This page specifies two systems for directly transcribing characters used in the Attic writing system to Unicode code points in form NFKC.
Until the archonship of Euclid in 403 BCE, official Athenian inscriptions are regularly written with 21, case-insensitive alphabetic characters. Twenty of them corresponding to characters in the Ionic alphabet are mapped to Unicode characters in the upper-case ASCII range as specified in the following table:
Correspondence in Ionic literary orthography | Typical visual display | ASCII representation |
---|---|---|
alpha (long or short vowel) | α | A |
beta | β | B |
gamma | γ | G |
delta | δ | D |
short epsilon, long eta, or diphthong ei | ε | E |
zeta | ζ | Z |
theta | θ | Q |
iota (long or short vowel) | ι | I |
kappa | κ | K |
lamda | λ | L |
mu | μ | M |
nu | ν | N |
short omicron, long omega, or diphthong ou | ο | O |
pi | π | P |
rho | ρ | R |
sigma | σ | S |
tau | τ | T |
upsilon (long or short vowel) | υ | U |
phi | φ | F |
chi | χ | X |
The Attic alphabet has a further alphabetic character for the aspirate corresponding to the rough breathing mark in Ionic. This is conventionally transcribed with h
in print editions of Attic inscriptions.
Correspondence in Ionic literary orthography | Typical visual display | ASCII representation |
---|---|---|
rough breathing (aspirate) | h | H |
Version 1.4.0 of this specification recognizes 2 punctuation characters, mapped to the following ASCII characters:
Usage | ASCII representation | Unicode code point (decimal) |
---|---|---|
A major break, or full stop; form can resemble two dots or a colon | . | 46 |
A less significant break; form can resemble two or three vertical dots | : | 58 |
The same twenty characters listed above are mapped to lower-case characters in the Greek range of Unicode as specified in the following table. All values are in Unicode NFKC form.

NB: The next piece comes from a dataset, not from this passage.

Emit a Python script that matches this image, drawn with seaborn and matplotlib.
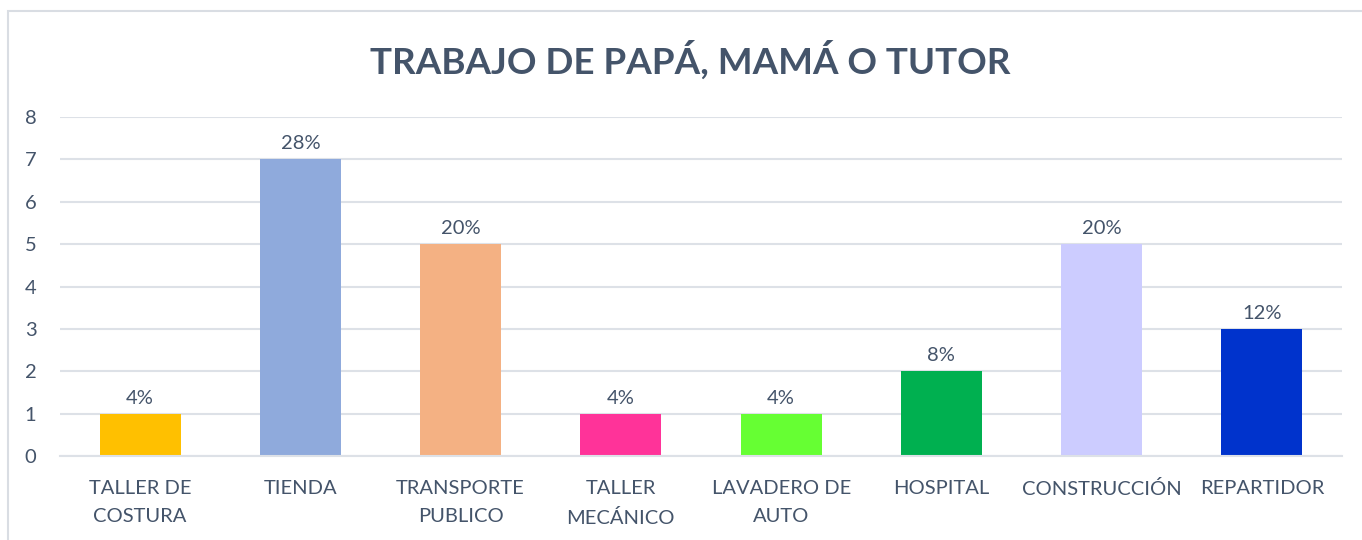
import pandas as pd
import matplotlib.pyplot as plt
import matplotlib.patches as patches
import seaborn as sns

# Data
categories = ['TALLER DE\nCOSTURA', 'TIENDA', 'TRANSPORTE\nPUBLICO', 'TALLER\nMECÁNICO',
              'LAVADERO DE\nAUTO', 'HOSPITAL', 'CONSTRUCCIÓN', 'REPARTIDOR']
counts = [1, 7, 5, 1, 1, 2, 5, 3]
pct_labels = ['4%', '28%', '20%', '4%', '4%', '8%', '20%', '12%']
bar_colors = ['#FFC000', '#8FAADC', '#F4B183', '#FF3399',
              '#66FF33', '#00B050', '#CCCCFF', '#0033CC']

text_color = '#44546A'
grid_color = '#DDE1E7'

df = pd.DataFrame({'trabajo': categories, 'n': counts})

sns.set_style('white')
plt.rcParams['font.family'] = ['Lato', 'DejaVu Sans']

fig = plt.figure(figsize=(13.62, 5.40), dpi=100)
ax = fig.add_axes([60 / 1362, 1 - 456 / 540, 1282 / 1362, 339 / 540])

sns.barplot(data=df, x='trabajo', y='n', hue='trabajo', palette=bar_colors,
            legend=False, width=0.505, saturation=1, linewidth=0, ax=ax)

ax.set_ylim(0, 8)
ax.set_xlim(-0.5, len(categories) - 0.5)
ax.set_yticks(range(0, 9))
ax.yaxis.grid(True, color=grid_color, lw=1.5)
ax.set_axisbelow(True)
for s in ['top', 'right', 'left']:
    ax.spines[s].set_visible(False)
ax.spines['bottom'].set_color(grid_color)
ax.spines['bottom'].set_linewidth(1.5)
ax.set_xlabel('')
ax.set_ylabel('')
ax.set_xticks(range(len(categories)))
ax.set_xticklabels(categories, linespacing=1.8, va='top')
ax.tick_params(axis='both', length=0, labelsize=14.5, labelcolor=text_color)
ax.tick_params(axis='y', pad=17)
ax.tick_params(axis='x', pad=17)

# percentage labels above bars
for i, (v, t) in enumerate(zip(counts, pct_labels)):
    ax.annotate(t, (i, v), xytext=(0, 5), textcoords='offset points',
                ha='center', va='bottom', fontsize=14.5, color=text_color)

fig.text(690 / 1362, 1 - 60 / 540, 'TRABAJO DE PAPÁ, MAMÁ O TUTOR',
         ha='center', va='center', fontsize=26.5, fontweight='bold', color=text_color)

# chart frame
fig.patches.append(patches.Rectangle((8 / 1362, -0.2), 2, 1 - 11 / 540 + 0.2,
                                     transform=fig.transFigure, fill=False,
                                     edgecolor='#D9DDE3', lw=1.5))

fig.savefig('out.png', dpi=100)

Correspondence in Ionic literary orthography | Mapping to Greek range of Unicode | Mapping to ASCII |
---|---|---|
alpha (long or short vowel) | α | A |
beta | β | B |
gamma | γ | G |
delta | δ | D |
short epsilon, long eta, or diphthong ei | ε | E |
zeta | ζ | Z |
theta | θ | Q |
iota (long or short vowel) | ι | I |
kappa | κ | K |
lamda | λ | L |
mu | μ | M |
nu | ν | N |
short omicron, long omega, or diphthong ou | ο | O |
pi | π | P |
rho | ρ | R |
sigma | ς | S |
tau | τ | T |
upsilon (long or short vowel) | υ | U |
fi | φ | F |
chi | χ | X |
In mapping sigma to the Greek range of Unicode, the mapping depends on context. When sigma terminates a token as defined in the specification of Attic Greek string values, it is mapped to (lower-case) terminal sigma (codepoint 962 decimal); otherwise is mapped to (lower-case) initial/medial sigma (codepoint 963 decimal).
As listed above, an isolated sigma is represented by S in the ASCII mapping, and terminal form of sigma ς in the Unicode mapping. By contrast, the cluster sigma+tau is represented by the ASCII mapping ST and the Unicode mapping στ.
See further examples in the specification for Attic Greek string values.
The two punctuation marks supported in version 1.4.0 are mapped to the period and the mid-dot characters as follows:
Usage | ASCII representation | Unicode code point (decimal) |
---|---|---|
A major break, or full stop; form can resemble two dots or a colon | . | 46 |
A less significant break; form can resemble two or three vertical dots | · | 183 |